Bush sides with business leaders who want legislation to let some immigrants
stay in the country and work for a set period of time. Others, including Senate
Majority Leader Bill Frist, say national security concerns should drive
immigration reform.
"They say we are criminals. We are not criminals," said Salvador Hernandez,
43, of Los Angeles, a resident alien who came to the United States illegally
from El Salvador 14 years ago and worked as truck driver, painter and day
laborer.
Francisco Flores, 27, a wood flooring installer from Santa Clarita who is a
former illegal immigrant, said, "We want to work legally, so we can pay our
taxes and support the country, our country."
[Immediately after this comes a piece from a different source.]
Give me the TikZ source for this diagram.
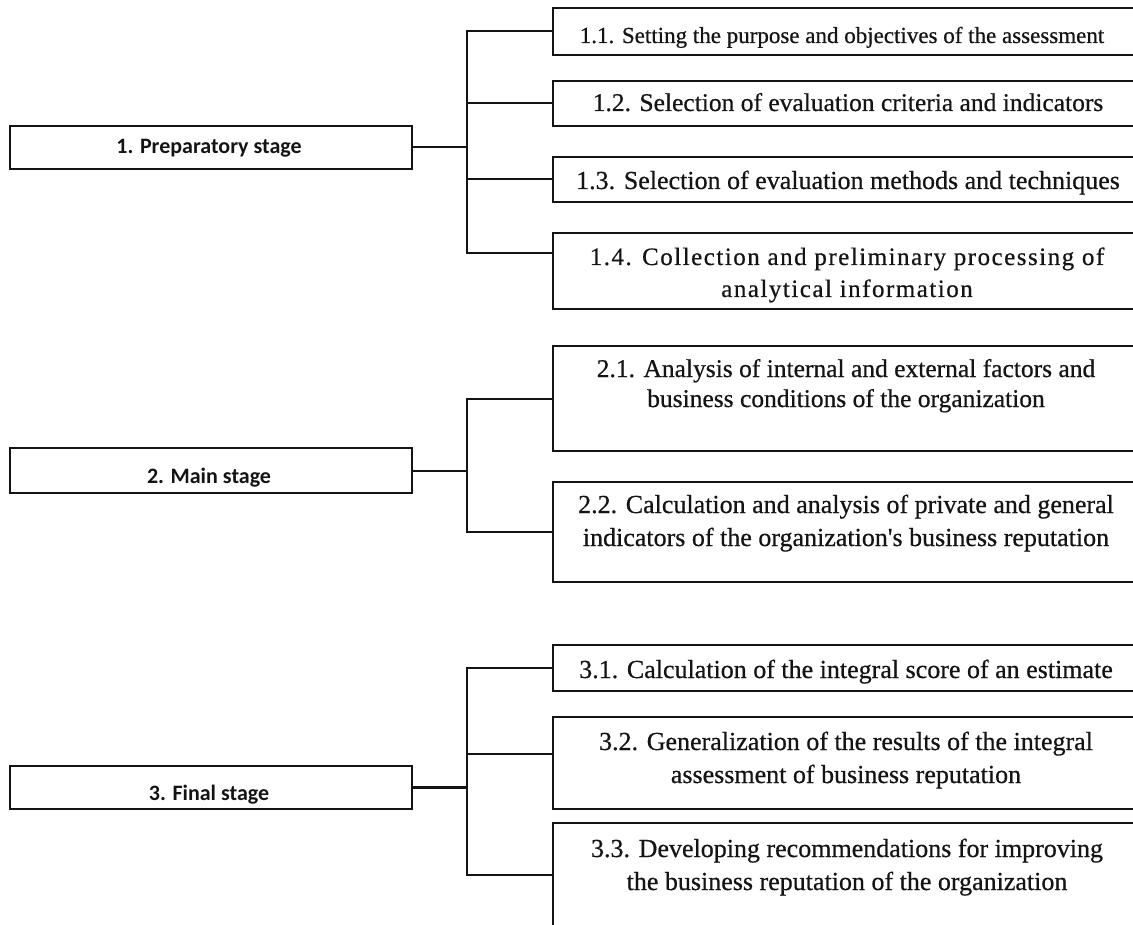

On Friday, thousands of people joined in rallies in cities including Los
Angeles, Phoenix and Atlanta and staged school walkouts, marches and work
stoppages.
The Los Angeles demonstration led to fights between black and Hispanic
students at one high school, but the protests were largely peaceful, authorities
said. More than 2,700 students from at least eight city high schools and middle
schools poured out of classrooms to join the protest.
In one of the largest protests in city history, Phoenix police said 20,000
demonstrators marched Friday to the office of Sen. Jon Kyl, R-Ariz., co-sponsor
of a bill to step up enforcement along the US-Mexico border and create a
temporary guest-worker program that would require illegals to leave after five
years.
Activists in Georgia said tens of thousands of workers did not show up at
their jobs Friday to protest a bill passed by the state House that would deny
state services to adults in the US illegally and impose a 5-percent surcharge on
wire transfers from illegal immigrants.